By Dan Fisher

California lawmakers may soon approve a union-backed bill that would extend indefinitely a Covid-era measure that subjects the hospitality industry to hefty fines and litigation if they don’t offer laid-off workers their jobs back in order of seniority, even if the business is under new ownership.

Senate Bill 723 passed the California Senate in May and will be taken up by the state Assembly in September. The proposed law is one of several employer groups and the California Chamber of Commerce describe as “job killers,” because they expose companies to millions of dollars in liability under conditions they describe as vague and difficult to predict.

The bill has the strong support of unions including Local 11 of UNITE-HERE, which organized a hotel worker strike in Los Angeles and is frequently in conflict with non-union hotels and resorts. 

SB 723’s sponsor is Sen. Maria Elena Durazo, who spent much of her career as an organizer and union official at Local 11 and the AFL-CIO before running for office in 2017. She has taken in more than $500,000 in union campaign contributions since then, according to California campaign records, including nearly $40,000 from her old union.

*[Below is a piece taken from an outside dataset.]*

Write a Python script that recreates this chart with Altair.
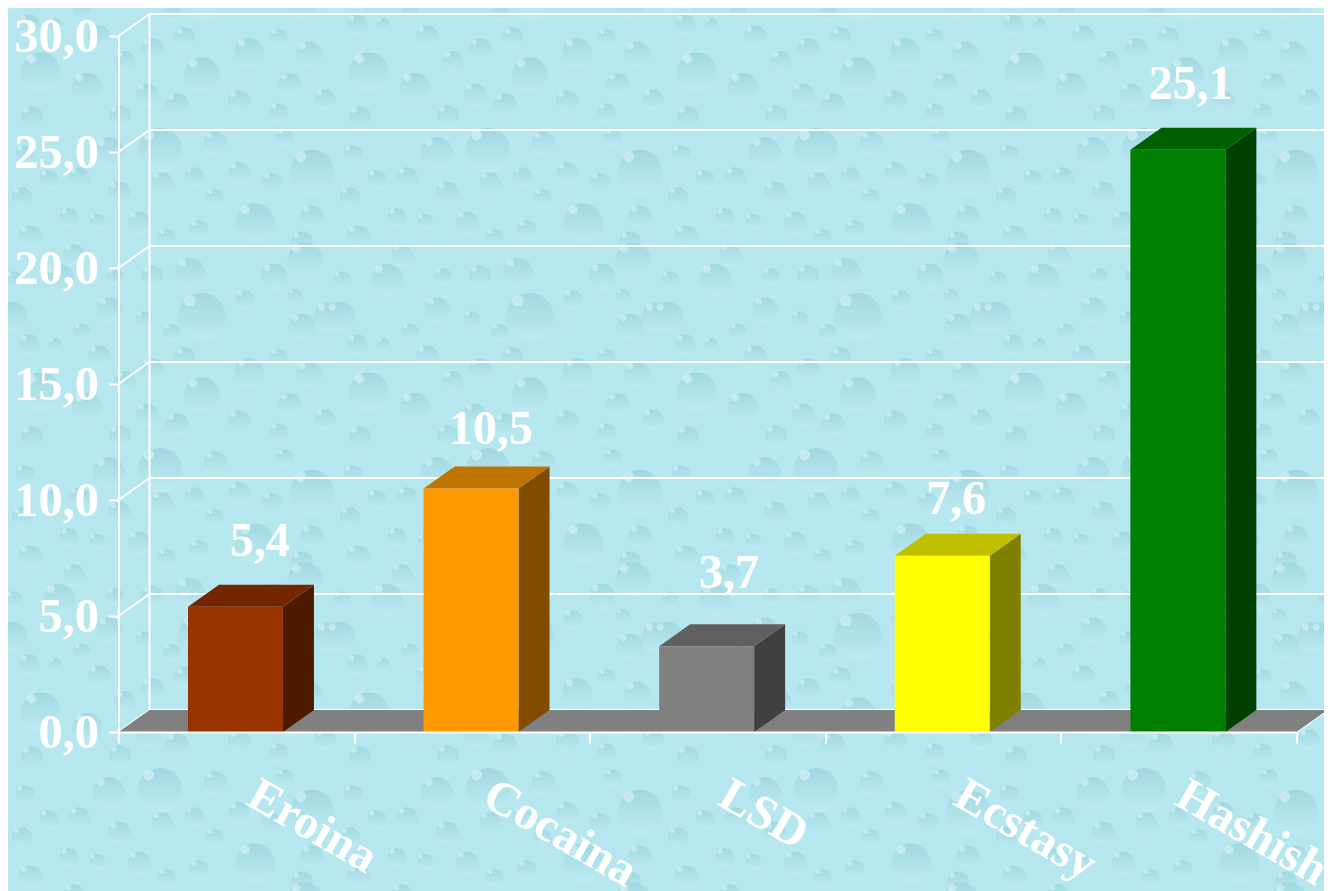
import altair as alt
import pandas as pd

# ---- chart values ----
categories = ["Eroina", "Cocaina", "LSD", "Ecstasy", "Hashish"]
values = [5.4, 10.5, 3.7, 7.6, 25.1]
value_labels = ["5,4", "10,5", "3,7", "7,6", "25,1"]
front_colors = ["#993300", "#ff9900", "#808080", "#ffff00", "#008000"]
top_colors = ["#732600", "#bf7300", "#606060", "#bfbf00", "#006000"]
side_colors = ["#4d1a00", "#804d00", "#404040", "#808000", "#004000"]
y_ticks = [0, 5, 10, 15, 20, 25, 30]

# water-drop wallpaper: one tile (centre x, centre y, radius, px)
drop_x = [369, 415, 357, 383, 427, 453, 480, 513, 530, 577, 607, 637, 475, 505, 567, 618, 607, 653, 360, 448,
          437, 488, 543, 353, 377, 407, 447, 490, 522, 567, 600, 640, 613, 350, 543,
          397, 425, 467, 358, 527, 583, 640, 495, 630,
          387, 402, 342, 443, 480, 518, 602, 633, 573, 437, 530, 472, 623, 340, 657, 630, 500, 410]
drop_y = [72, 88, 25, 25, 37, 62, 50, 38, 75, 53, 38, 55, 95, 105, 102, 85, 113, 100, 118, 117,
          153, 150, 143, 155, 180, 178, 193, 183, 177, 173, 183, 172, 138, 198, 198,
          218, 222, 223, 237, 230, 223, 217, 238, 243,
          280, 255, 280, 277, 277, 273, 277, 260, 300, 310, 317, 320, 297, 317, 317, 327, 333, 332]
drop_r = [22, 17, 12, 8, 13, 12, 13, 12, 20, 17, 10, 15, 13, 13, 13, 13, 11, 12, 13, 13,
          18, 25, 13, 11, 11, 12, 13, 12, 11, 12, 11, 25, 10, 12, 10,
          11, 9, 13, 13, 11, 22, 13, 10, 13,
          18, 12, 10, 10, 13, 17, 15, 20, 11, 14, 27, 10, 9, 17, 17, 15, 10, 10]
TILE_W, TILE_H = 328, 320

# ---- layout, in axis units ----
W, H = 1178, 696          # front plane of the box, px
LEFT, TOP = 110.5, 28     # position of that plane in the canvas
DX, DY = 31 / W * 5, 22 / H * 30   # depth of the 3D box
BAR_A, BAR_B = 0.295, 0.698
LABEL_X = [0.10, 0.08, 0.09, 0.055, 0.05]
LABEL_Y = [2.8, 2.5, 3.1, 2.4, 2.8]
CAT_X = [0.565, 0.565, 0.565, 0.565, 0.505]
CAT_Y = -2.57
BG = "#b6e7ee"
FONT = "Liberation Serif"

x_scale = alt.Scale(domain=[0, 5], nice=False, zero=False)
y_scale = alt.Scale(domain=[0, 30], nice=False, zero=False)
X = lambda f, **k: alt.X(f, type="quantitative", scale=x_scale, title=None, **k)
Y = lambda f, **k: alt.Y(f, type="quantitative", scale=y_scale, title=None, **k)


def to_u(px):
    return (px - 8 - LEFT) / W * 5


def to_v(py):
    return (TOP + H + 8 - py) / H * 30


drops, shines = [], []
for k in range(-1, 4):
    for j in range(-1, 3):
        for x0, y0, r in zip(drop_x, drop_y, drop_r):
            px, py = x0 + k * TILE_W, y0 + j * TILE_H
            if -30 < px < 1350 and -30 < py < 920:
                drops.append({"x": to_u(px), "y": to_v(py), "s": 3.14 * r * r})
                shines.append({"x": to_u(px - 0.45 * r), "y": to_v(py - 0.6 * r), "s": 0.18 * r * r})

drop_layer = alt.Chart(pd.DataFrame(drops)).mark_point(
    filled=True, shape="circle", clip=False, opacity=0.85,
    color=alt.Gradient(
        gradient="linear", x1=0, y1=0, x2=0, y2=1,
        stops=[alt.GradientStop(offset=0, color="#9dd5e0"), alt.GradientStop(offset=1, color="#bfebf1")],
    ),
).encode(x=X("x"), y=Y("y"), size=alt.Size("s:Q", scale=None, legend=None))
shine_layer = alt.Chart(pd.DataFrame(shines)).mark_point(
    filled=True, shape="circle", clip=False, color="#d8f4f7", opacity=0.6,
).encode(x=X("x"), y=Y("y"), size=alt.Size("s:Q", scale=None, legend=None))

# back wall horizontals, left wall diagonals and verticals
wall = []
for v in y_ticks:
    wall.append({"g": f"h{v}", "x": DX, "y": v + DY})
    wall.append({"g": f"h{v}", "x": 5 + DX, "y": v + DY})
    wall.append({"g": f"d{v}", "x": 0, "y": v})
    wall.append({"g": f"d{v}", "x": DX, "y": v + DY})
wall += [
    {"g": "vl", "x": DX, "y": DY}, {"g": "vl", "x": DX, "y": 30 + DY},
    {"g": "vr", "x": 5 + DX, "y": DY}, {"g": "vr", "x": 5 + DX, "y": 30 + DY},
    {"g": "dr", "x": 5, "y": 0}, {"g": "dr", "x": 5 + DX, "y": DY},
]
wall_df = pd.DataFrame(wall)

axes = alt.Chart(wall_df).mark_line(color="white", strokeWidth=2, clip=False).encode(
    x=X("x", axis=alt.Axis(values=list(range(6)), labels=False, grid=False, domainColor="white",
                           domainWidth=2, tickColor="white", tickWidth=2, tickSize=11, zindex=1)),
    y=Y("y", axis=alt.Axis(values=y_ticks, grid=False, domainColor="white", domainWidth=2,
                           tickColor="white", tickWidth=2, tickSize=10, labelPadding=10,
                           labelColor="white", labelFont=FONT, labelFontWeight="bold",
                           labelFontSize=48.5, labelFlush=False, labelOverlap=False,
                           labelBound=False, zindex=1,
                           labelExpr="replace(format(datum.value,'.1f'),'.',',')")),
    detail="g:N",
)

floor_df = pd.DataFrame([
    {"y": 0.0, "a": 0.0, "b": 5.0},
    {"y": DY, "a": DX, "b": 5 + DX},
])
floor = alt.Chart(floor_df).mark_area(orient="horizontal", color="#808080", clip=False).encode(
    y=Y("y"), x=X("a"), x2=alt.X2("b"),
)

front_rows, top_rows, side_rows, label_rows, cat_rows = [], [], [], [], []
for i, (c, v) in enumerate(zip(categories, values)):
    a, b = i + BAR_A, i + BAR_B
    front_rows.append({"a": a, "b": b, "z": 0.0, "v": v, "c": front_colors[i]})
    top_rows += [
        {"i": i, "y": v, "a": a, "b": b, "c": top_colors[i]},
        {"i": i, "y": v + DY, "a": a + DX, "b": b + DX, "c": top_colors[i]},
    ]
    side_rows += [
        {"i": i, "x": b, "lo": 0.0, "hi": v, "c": side_colors[i]},
        {"i": i, "x": b + DX, "lo": DY, "hi": v + DY, "c": side_colors[i]},
    ]
    label_rows.append({"x": i + 0.5 + LABEL_X[i], "y": v + LABEL_Y[i], "t": value_labels[i]})
    cat_rows.append({"x": i + CAT_X[i], "y": CAT_Y, "t": c})

front = alt.Chart(pd.DataFrame(front_rows)).mark_rect(clip=False).encode(
    x=X("a"), x2=alt.X2("b"), y=Y("z"), y2=alt.Y2("v"),
    color=alt.Color("c:N", scale=None),
)
top = alt.Chart(pd.DataFrame(top_rows)).mark_area(orient="horizontal", clip=False).encode(
    y=Y("y"), x=X("a"), x2=alt.X2("b"), detail="i:N", color=alt.Color("c:N", scale=None),
)
side = alt.Chart(pd.DataFrame(side_rows)).mark_area(clip=False).encode(
    x=X("x"), y=Y("lo"), y2=alt.Y2("hi"), detail="i:N", color=alt.Color("c:N", scale=None),
)
val_text = alt.Chart(pd.DataFrame(label_rows)).mark_text(
    font=FONT, fontWeight="bold", fontSize=48, color="white", baseline="middle", clip=False
).encode(x=X("x"), y=Y("y"), text="t:N")
cat_text = alt.Chart(pd.DataFrame(cat_rows)).mark_text(
    font=FONT, fontWeight="bold", fontSize=48, color="white", baseline="middle",
    align="left", angle=30, clip=False
).encode(x=X("x"), y=Y("y"), text="t:N")

chart = alt.layer(drop_layer, shine_layer, axes, floor, side, top, front, val_text, cat_text).properties(
    width=W, height=H,
    background=BG,
    autosize=alt.AutoSizeParams(type="none"),
    padding={"left": LEFT, "top": TOP, "right": 27.5, "bottom": 159},
).configure_view(stroke=None)

chart.save("out.html", embed_options={"renderer": "svg", "actions": False})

Employers complain the existing law, which is scheduled to sunset at the end of next year, has vague definitions – workers must be offered the “same or similar” position to the one they held before the layoff, for example — that can lead to statutory violations that rapidly pile up fines. Employers are required to offer jobs to any worker who previously worked for the company or a predecessor at the same location for at least six months and give them five days to accept or reject the offer.

In the highest-profile enforcement action so far, the California Department of Industrial Relations announced $3.3 million in fines against the posh Terranea Resort in Rancho Palos Verdes for failing to offer 53 laid-off employees their jobs back in 2021.

Local 11, locked in a long-term struggle with Terranea over organizing the resort, filed the complaint that led the state to investigate. The Los Angeles Times later reported that a total of five employees weren’t offered their old jobs back and Terranea settled for $1.5 million in July. The state awarded 53 workers an average of $26,500 each and the resort paid a $5,300 civil penalty.

Anthony Caso, a constitutional law attorney and senior legal fellow for the Claremont Institution, described the Terranea citation as “Trial by Press Release,” in an editorial last year. The Labor Commissioner announced the $3.3 million fine before any hearings and without a detailed explanation of how the resort had violated the law.

“What they do is they will issue a fine before any hearing,” Caso said in a telephone interview. “You can contest the citation — that’s when you get the hearing. But in the meantime the news goes out that a citation has been issued and your business takes a hit to its reputation.”

Even if the Assembly passes the companion to SB 723 it isn’t certain Gov. Gavin Newsom will sign it into law. Newsom vetoed a similar bill in 2020, citing the impact on employers, although he later signed a narrower SB93 that is the right-to-recall law now in effect. 

SB723 would delete all references to Covid-19, broadening the law to require employers to offer workers their jobs back after any layoffs for any “public health directive, government shutdown order, lack of business, a reduction in force, or other economic, nondisciplinary reasons.” The law would require employers to maintain records listing the name, job classification, date of hire, address and all communications with laid-off workers for at least three years. Penalties include reinstatement rights, back pay at the average rate from the previous three years before being laid off, and the value of benefits.

The law would apply whether a company changed ownership or moved to a different location, as long as “the enterprise is conducting the same or similar operations.”

The bill is among several “job killers” the Cal Chamber is tracking, including AB524, which would allow employees to sue companies if they are disciplined for missing work due to “caregiver status,” regardless of who they are providing care to. 

Another “job killer” bill, SB525, would increase the minimum wage for all workers in the healthcare industry to $25 an hour.